Review
Art
Culture
Music
Romanticism
Taylor Swift
5 min read

Taylor Swift’s new album is fine, and that might be the problem

Ego, art, and the quiet tragedy of getting everything you ever wanted

Belle is the staff writer at Seen & Unseen and co-host of its Re-enchanting podcast.

Taylor Swift, dressed as a showgirl, sips from a glass.
Taylor Swift, showgirl.
Taylorswift.com

Taylor Swift released an album last week and, from what I can see, the world seems to hate it.  

Life of a Showgirl was written and recorded while Taylor was on her two-year-long Era’s tour, hence the album’s title. She would fly to Sweden between tour dates to record with the infamous producers, Max Martin and Shellback. This matters. Why? Well, because this means that each song on this album has grown out of the soil of unfathomable success; record-breaking numbers and history-making impact, it’s not an exaggeration to say that the Era’s tour shifted the landscape of popular culture. Many critics have reflected on this context, citing ‘burnout’ and ‘frazzle’ as reasons why this album sits far below Taylor’s usual standard. 

They implore Taylor to take a day off: put her feet up, recuperate, and re-gather her musical senses.  

Then there are the critics who seem to be directing blame toward Taylor’s obvious happiness. If you didn’t know, she’s engaged to American footballer, Travis Kelce – and they, as a couple, are sickly sweet. Honestly, they’re defiantly mushy. They’re cheesy to the point of protest. They’re just happy – and, apparently, therein lies the problem. I’ve heard more than one critic quote Oscar Wilde in their takedown of Swift’s latest offering: 

 ‘In this world there are only two tragedies: one is not getting what one wants, and the other is getting it’. 

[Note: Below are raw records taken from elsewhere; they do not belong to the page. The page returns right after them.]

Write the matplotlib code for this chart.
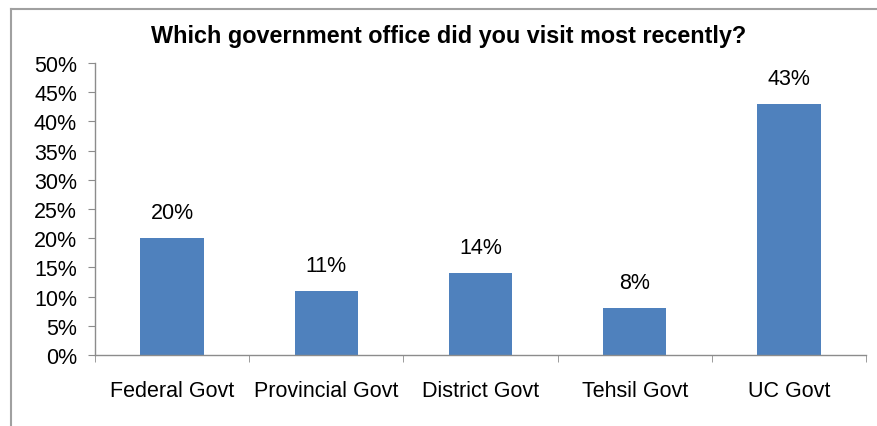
import matplotlib
matplotlib.use('Agg')
import matplotlib.pyplot as plt
from matplotlib.lines import Line2D
from matplotlib.ticker import MultipleLocator, FuncFormatter

categories = ['Federal Govt', 'Provincial Govt', 'District Govt', 'Tehsil Govt', 'UC Govt']
values = [20, 11, 14, 8, 43]

plt.rcParams['font.family'] = ['Liberation Sans', 'DejaVu Sans']

W, H = 878, 427
fig = plt.figure(figsize=(W/100, H/100), dpi=100)
ax = fig.add_axes([95/W, 1-356/H, (866-95)/W, (356-64)/H])

x = range(len(categories))
bars = ax.bar(x, values, width=0.41, color='#4F81BD', zorder=2)
for xi, v in zip(x, values):
    ax.text(xi, v + 2.6, '%d%%' % v, ha='center', va='bottom', fontsize=15.5)

ax.set_xlim(-0.5, len(categories)-0.5)
ax.set_ylim(0, 50)
ax.yaxis.set_major_locator(MultipleLocator(5))
ax.yaxis.set_major_formatter(FuncFormatter(lambda v, p: '%d%%' % v))
ax.set_xticks(x)
ax.set_xticklabels(categories)
ax.set_xticks([i - 0.5 for i in range(len(categories)+1)], minor=True)
ax.tick_params(axis='x', which='major', length=0, pad=18, labelsize=15.5)
ax.tick_params(axis='x', which='minor', length=5, color='#8c8c8c', direction='out')
ax.tick_params(axis='y', length=5, color='#8c8c8c', labelsize=15.5, pad=8)
for s in ['top', 'right']:
    ax.spines[s].set_visible(False)
for s in ['left', 'bottom']:
    ax.spines[s].set_color('#8c8c8c')
    ax.spines[s].set_linewidth(1)

fig.text(449/W, 1-43/H, 'Which government office did you visit most recently?',
         ha='center', va='baseline', fontsize=16.8, fontweight='bold')

# outer chart frame (cropped)
fig.add_artist(Line2D([11/W, 11/W], [0, 1-10/H], color='#a0a0a0', lw=1.5, transform=fig.transFigure))
fig.add_artist(Line2D([11/W, 1], [1-10/H, 1-10/H], color='#a0a0a0', lw=1.5, transform=fig.transFigure))

fig.savefig('out.png', dpi=100)
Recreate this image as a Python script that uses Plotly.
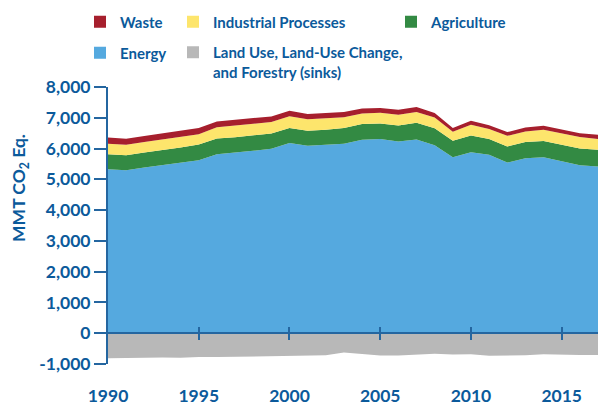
import plotly.graph_objects as go

years = list(range(1990, 2018))
energy = [5330, 5298, 5383, 5460, 5545, 5623, 5818, 5884, 5926, 5991, 6177, 6089, 6121, 6154,
          6284, 6307, 6229, 6294, 6110, 5720, 5884, 5796, 5545, 5688, 5720, 5578, 5460, 5415]
agriculture = [488, 488, 488, 488, 489, 508, 509, 487, 499, 499, 488, 488, 489, 511,
               511, 508, 521, 544, 550, 532, 541, 511, 521, 521, 522, 543, 541, 543]
industrial = [336, 335, 340, 345, 345, 334, 363, 379, 380, 375, 388, 373, 373, 356,
              345, 345, 351, 351, 345, 290, 348, 325, 348, 346, 368, 375, 371, 355]
waste = [205, 200, 198, 197, 195, 200, 190, 185, 185, 180, 175, 170, 170, 165,
         165, 160, 160, 160, 150, 125, 130, 125, 120, 128, 128, 120, 128, 135]
land_use = [-810, -800, -790, -785, -795, -770, -775, -765, -760, -755, -745, -725, -715, -630,
            -665, -720, -725, -690, -665, -690, -685, -730, -730, -715, -680, -700, -705, -705]

x_tick_vals = [1990, 1995, 2000, 2005, 2010, 2015]
x_tick_text = ["1990", "1995", "2000", "2005", "2010", "2015"]
y_tick_vals = [-1000, 0, 1000, 2000, 3000, 4000, 5000, 6000, 7000, 8000]
y_tick_text = ["-1,000", "0", "1,000", "2,000", "3,000", "4,000", "5,000", "6,000", "7,000", "8,000"]
y_title = "MMT CO<sub>2</sub> Eq."

TXT = "#0b5a9b"
AX = "#2466a0"
C_WASTE = "#a61f2d"
C_IND = "#fde56c"
C_AGR = "#338a43"
C_ENE = "#55a9df"
C_LAND = "#b8b8b8"
FONT = "Lato, Liberation Sans, Arial, sans-serif"

# the page body has an 8px margin, so the figure is drawn 8px smaller and offset
OFF = 8
W, H = 616 - OFF, 406 - OFF
ML, MR, MT, MB = 108 - OFF, 17.5, 87.3 - OFF, 42.3
fig = go.Figure()

# stacked areas
for name, vals, col in [("Energy", energy, C_ENE), ("Agriculture", agriculture, C_AGR),
                        ("Industrial Processes", industrial, C_IND), ("Waste", waste, C_WASTE)]:
    fig.add_trace(go.Scatter(x=years, y=vals, name=name, stackgroup="pos", mode="lines",
                             line=dict(width=0, color=col), fillcolor=col, showlegend=False,
                             hoverinfo="skip"))
fig.add_trace(go.Scatter(x=years, y=land_use, name="Land Use", mode="lines", fill="tozeroy",
                         line=dict(width=0, color=C_LAND), fillcolor=C_LAND, showlegend=False,
                         hoverinfo="skip"))

# legend entries (square swatches), each in its own positioned legend
leg_font = dict(family=FONT, size=15, color=TXT, weight=700)
entries = [
    ("Waste", C_WASTE, "legend", 104, 22, "middle"),
    ("Industrial Processes", C_IND, "legend2", 197, 22, "middle"),
    ("Agriculture", C_AGR, "legend3", 415, 22, "middle"),
    ("Energy", C_ENE, "legend4", 104, 53, "middle"),
    ("Land Use, Land-Use Change,<br>and Forestry (sinks)", C_LAND, "legend5", 197, 36, "top"),
]
legend_layouts = {}
for name, col, leg, lx, ly, ya in entries:
    fig.add_trace(go.Scatter(x=[None], y=[None], mode="markers", name=name, legend=leg,
                             marker=dict(symbol="square", size=12, color=col, line=dict(width=0))))
    legend_layouts[leg] = dict(x=(lx - 24 - OFF) / W, y=1 - (ly - OFF) / H,
                               xref="container", yref="container",
                               xanchor="left", yanchor=ya, font=leg_font, bgcolor="rgba(0,0,0,0)",
                               borderwidth=0, itemsizing="trace", valign="top",
                               itemclick=False, itemdoubleclick=False)

tick_font = dict(family=FONT, size=17.5, color=TXT, weight=700)
plot_h = H - MT - MB

fig.update_layout(
    width=W, height=H,
    margin=dict(l=ML, r=MR, t=MT, b=MB, autoexpand=False),
    plot_bgcolor="white", paper_bgcolor="white",
    **legend_layouts,
    xaxis=dict(range=[1990, 2017], tickvals=x_tick_vals, ticktext=x_tick_text, showline=False,
               ticks="", showgrid=False, zeroline=False, tickfont=tick_font, ticklabelstandoff=19,
               automargin=False),
    xaxis2=dict(range=[1990, 2017], overlaying="x", anchor="free", position=1000 / 9000, side="bottom",
                tickvals=x_tick_vals[1:], showticklabels=False, showline=True, linecolor=AX, linewidth=2,
                ticks="outside", ticklen=6, tickwidth=2, tickcolor=AX, showgrid=False, zeroline=False,
                automargin=False),
    xaxis3=dict(range=[1990, 2017], overlaying="x", anchor="free", position=1000 / 9000, side="bottom",
                tickvals=x_tick_vals[1:], showticklabels=False, showline=False,
                ticks="inside", ticklen=6, tickwidth=2, tickcolor=AX, showgrid=False, zeroline=False,
                automargin=False),
    yaxis=dict(range=[-1000, 8000], tickvals=y_tick_vals, ticktext=y_tick_text, showline=True,
               linecolor=AX, linewidth=2, ticks="outside", ticklen=12, tickwidth=2, tickcolor=AX,
               showgrid=False, zeroline=False, tickfont=tick_font, automargin=False),
    annotations=[dict(text=y_title, textangle=-90, xref="paper", yref="paper",
                      x=0, xanchor="center", xshift=(20 - OFF) - ML,
                      y=(H - MB - (188 - OFF)) / plot_h, yanchor="middle", showarrow=False,
                      font=dict(family=FONT, size=17.5, color=TXT, weight=700))],
)
# dummy traces to activate the overlay axes
fig.add_trace(go.Scatter(x=[None], y=[None], xaxis="x2", showlegend=False, hoverinfo="skip"))
fig.add_trace(go.Scatter(x=[None], y=[None], xaxis="x3", showlegend=False, hoverinfo="skip"))

fig.write_html("out.html")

This album, they say, is proof that Taylor Swift is victim to the latter kind of tragedy. She’s got everything one could ever want, and the world seems pretty agreed that her music is suffering because of it. We like to keep our artists tortured, thank you.  

For the record, I don’t hate the album. But I don’t love it either. I resonate with The Guardian’s Alexis Petridis who writes that it simply ‘floats in one ear and out the other’. There’s nothing to hate about it, which, I guess, also means there’s very little to love about it.  I’m not outraged, nor am I enamoured – and I say that gingerly, because I fear that’s the worst review of all.  

So, in some ways I’m agreeing with the general consensus – Life of a Showgirl is not Taylor Swift’s best work. I don’t, however, think that her success, nor her happiness, are quite to blame for it. I think those are slightly lazy critiques, they’re shallow scapegoats. 

I think, rather, the problem with this album is that Taylor has made herself the biggest thing within it.  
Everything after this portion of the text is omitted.